Postcards

I started collecting postcards when I was 14. My uncle died abruptly that year and I took a road trip with some relatives to visit his son several states away in Georgia. When we were getting ready to leave, my parents told me to send them a postcard. I spent an inordinate amount of time looking for (and not finding) postcards in every rest stop and 24 hour gas station between here and Savannah. I finally found some at a visitor’s center near Roanoke, VA. An obsession was born.

I have thousands of postcards now. I get a bunch anytime I travel anywhere, even if it’s somewhere I have been before. Even if I’m only passing through a state or country. Even if it’s just a layover. If I find out someone is going to a country I don’t have a postcard from, I am not shy about asking if they will grab me a few.

There was a long time when I was too sick to travel. I lost a lot of things in those years. Travel was one of the hardest. Planning trips had always been an escape for me, even if I were planning trips I knew I would never take. I would read guidebooks and research flights and destinations and places to stay. I would often take out my postcard collection and flip through them, a palpable connection to this piece of myself that had been removed by force.

My health stabilized in later years but there are still many places I will never see, places that are just too far flung to chance with my need for accessible medical care. I have tried hard to make peace with that. Some days are easier than others. It is still something I struggle with, a loss that remains raw even after so long.

In 2014, I flew to Seattle with my best friend to visit one of my other best friends. It was sort of a rematch. My previous trip to Seattle had suddenly turned into a clusterfuck when I suffered GI failure 3000 miles from home. So in 2014, I took myself and my PICC line and two pieces of luggage stuffed with meds and medical supplies to Seattle. And I made it there, and I made it through the trip, and I made it home. For the first time in a long time, I started to feel in control. Not really in control of my life or my body, but in control of something. Something I wanted badly, that was an essential part of me. The ability to travel.

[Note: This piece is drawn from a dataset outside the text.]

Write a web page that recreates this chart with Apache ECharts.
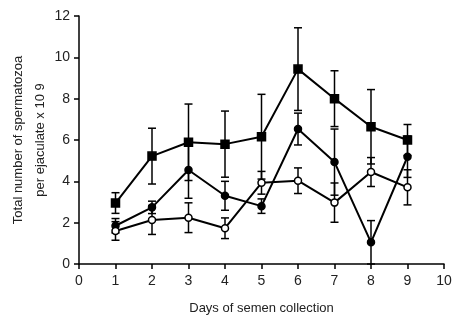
<!DOCTYPE html>
<html>
<head>
<meta charset="UTF-8">
<title>spermatozoa</title>
<script src="https://cdn.jsdelivr.net/npm/echarts@6/dist/echarts.min.js"></script>
<style>
  body, html { margin: 0; padding: 0; background: #fff; }
  #chart { width: 454px; height: 317px; }
</style>
</head>
<body>
<div id="chart"></div>
<script>
var days = [1, 2, 3, 4, 5, 6, 7, 8, 9];
// filled squares
var sqMean = [2.95, 5.22, 5.89, 5.8, 6.16, 9.43, 8.0, 6.64, 6.0];
var sqErr  = [0.5, 1.35, 1.85, 1.6, 2.05, 2.0, 1.35, 1.8, 0.75];
// filled circles
var fcMean = [1.85, 2.74, 4.55, 3.3, 2.8, 6.53, 4.93, 1.05, 5.19];
var fcErr  = [0.35, 0.3, 1.37, 0.7, 0.35, 0.77, 1.6, 1.05, 1.0];
// open circles
var ocMean = [1.6, 2.13, 2.24, 1.73, 3.93, 4.03, 2.97, 4.45, 3.71];
var ocErr  = [0.45, 0.7, 0.72, 0.5, 0.55, 0.62, 0.95, 0.7, 0.85];

var chart = echarts.init(document.getElementById('chart'), null, {renderer: 'canvas'});

function pairs(mean) {
    return days.map(function (d, i) { return [d, mean[i]]; });
}
function errData(mean, err) {
    return days.map(function (d, i) { return [d, mean[i] - err[i], mean[i] + err[i]]; });
}
function errRender(params, api) {
    var lo = api.coord([api.value(0), api.value(1)]);
    var hi = api.coord([api.value(0), api.value(2)]);
    var w = 4;
    var st = {stroke: '#000', lineWidth: 1.5};
    return {
        type: 'group',
        children: [
            {type: 'line', shape: {x1: hi[0], y1: hi[1], x2: lo[0], y2: lo[1]}, style: st},
            {type: 'line', shape: {x1: hi[0] - w, y1: hi[1], x2: hi[0] + w, y2: hi[1]}, style: st},
            {type: 'line', shape: {x1: lo[0] - w, y1: lo[1], x2: lo[0] + w, y2: lo[1]}, style: st}
        ]
    };
}
function errSeries(mean, err) {
    return {
        type: 'custom', renderItem: errRender, data: errData(mean, err),
        encode: {x: 0, y: [1, 2]}, z: 1, silent: true
    };
}
function lineSeries(mean, symbol, fill, size) {
    return {
        type: 'line', data: pairs(mean), symbol: symbol, symbolSize: size,
        lineStyle: {color: '#000', width: 2},
        itemStyle: {color: fill, borderColor: '#000', borderWidth: 1.5},
        z: 3, silent: true
    };
}

chart.setOption({
    animation: false,
    grid: {left: 79, right: 10, top: 16, bottom: 53, containLabel: false, outerBoundsMode: 'none'},
    xAxis: {
        type: 'value', min: 0, max: 10, interval: 1,
        name: 'Days of semen collection', nameLocation: 'middle', nameGap: 38,
        nameTextStyle: {color: '#222', fontSize: 13, fontFamily: 'Liberation Sans'},
        axisLine: {lineStyle: {color: '#000', width: 1.5}},
        axisTick: {show: true, length: 5, lineStyle: {color: '#000', width: 1.5}},
        axisLabel: {color: '#222', fontSize: 14, fontFamily: 'Liberation Sans', margin: 10},
        splitLine: {show: false}
    },
    yAxis: {
        type: 'value', min: 0, max: 12, interval: 2,
        name: 'Total number of spermatozoa\nper ejaculate x 10 9', nameLocation: 'middle', nameGap: 28,
        nameMoveOverlap: false,
        nameTextStyle: {color: '#222', fontSize: 13, fontFamily: 'Liberation Sans', lineHeight: 22},
        axisLine: {lineStyle: {color: '#000', width: 1.5}},
        axisTick: {show: true, length: 5, lineStyle: {color: '#000', width: 1.5}},
        axisLabel: {color: '#222', fontSize: 14, fontFamily: 'Liberation Sans', margin: 9},
        splitLine: {show: false}
    },
    series: [
        errSeries(sqMean, sqErr),
        errSeries(fcMean, fcErr),
        errSeries(ocMean, ocErr),
        lineSeries(sqMean, 'rect', '#000', 8),
        lineSeries(fcMean, 'circle', '#000', 7),
        lineSeries(ocMean, 'circle', '#fff', 7)
    ]
});
</script>
</body>
</html>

In the year after Seattle, I honed my traveling with masto skills with some domestic trips. I went to Colorado, Florida, and California. In November 2015, after months of planning, I flew around the world and spent two weeks in Hong Kong and mainland China. It was exhausting and complicated and very stressful. But it was also amazing in a way that few things in my life have been. When I am having a super shitty day, I think back to the way I felt when I landed in Hong Kong. Or when I first saw the Great Wall of China rising before me as it emerged from an otherworldly fog. Or when I crossed the threshold into the Forbidden City. Just pure gratitude for being able to be there in that moment. And awe that I was able to figure out how to work around the incredible complexity of international travel with the need for daily IV meds, IV fluids, and ready access to emergency medical care.

I used to be adventurous in the more traditional sense. I wanted real adventure: hiking in the Himalayas, long boat rides down remote rivers, cliff diving, camping in Patagonia, watching the Northern Lights from a sleeping bag under the endless sky in Iceland. I will never be able to safely orchestrate many of these real adventures. But in a way, the disappointment of this is tempered by the fact that I have unwittingly uncovered a different type of adventure: learning how to game my body and my disease to let me take these bites out of the world.

This is my adventure. Figuring out how to fold my life up into complex origami shapes and walking along the edges, planting a foot in the space governed by my disease, the other in the space of exhilaration and dreams. I will never know the triumph of summiting Mt. Kilimanjaro. But so many people will never know the triumph of making it to another continent, of spending years to see a place you dreamt about, of eating and working and waking the morning after a day you thought would kill you.

I do not enjoy the experience of having mast cell disease. I like things about my life but this is real life and not a symbolism-ridden novel. If I could snap my fingers and find myself occupying a healthy body, I would do it in a heartbeat. Being sick amplifies everything but that means every good thing is amplified, too. Every time I am able to figure out how to experience something or go somewhere safely, it is such a victory. It is infinitely more satisfying than if I never had to worry about my health. And I think that’s worth something.

I’m flying to Mexico in a few days for the wedding of a family friend. I have never been to Mexico. I started preparing for this trip six weeks ago, started packing two weeks ago, and now it’s almost here. I am currently having an obnoxious episode of “normal people sick” (as distinguished from “masto sick” – I have a nasty cold). A few years ago, I would have been panicked that I wouldn’t recover in time to safely travel. But after all the work I have put into this trip, it just seems silly that something like a bad sore throat and wet chest cough could get in my way. It will be fine. My doctors have cleared me and I’m not concerned.

In three days, I will be in Mexico. In nine days, I will have seen Mayan ruins, swam in the Gulf, and warched my friends get married on the beach. And in ten days, I will be home. With postcards.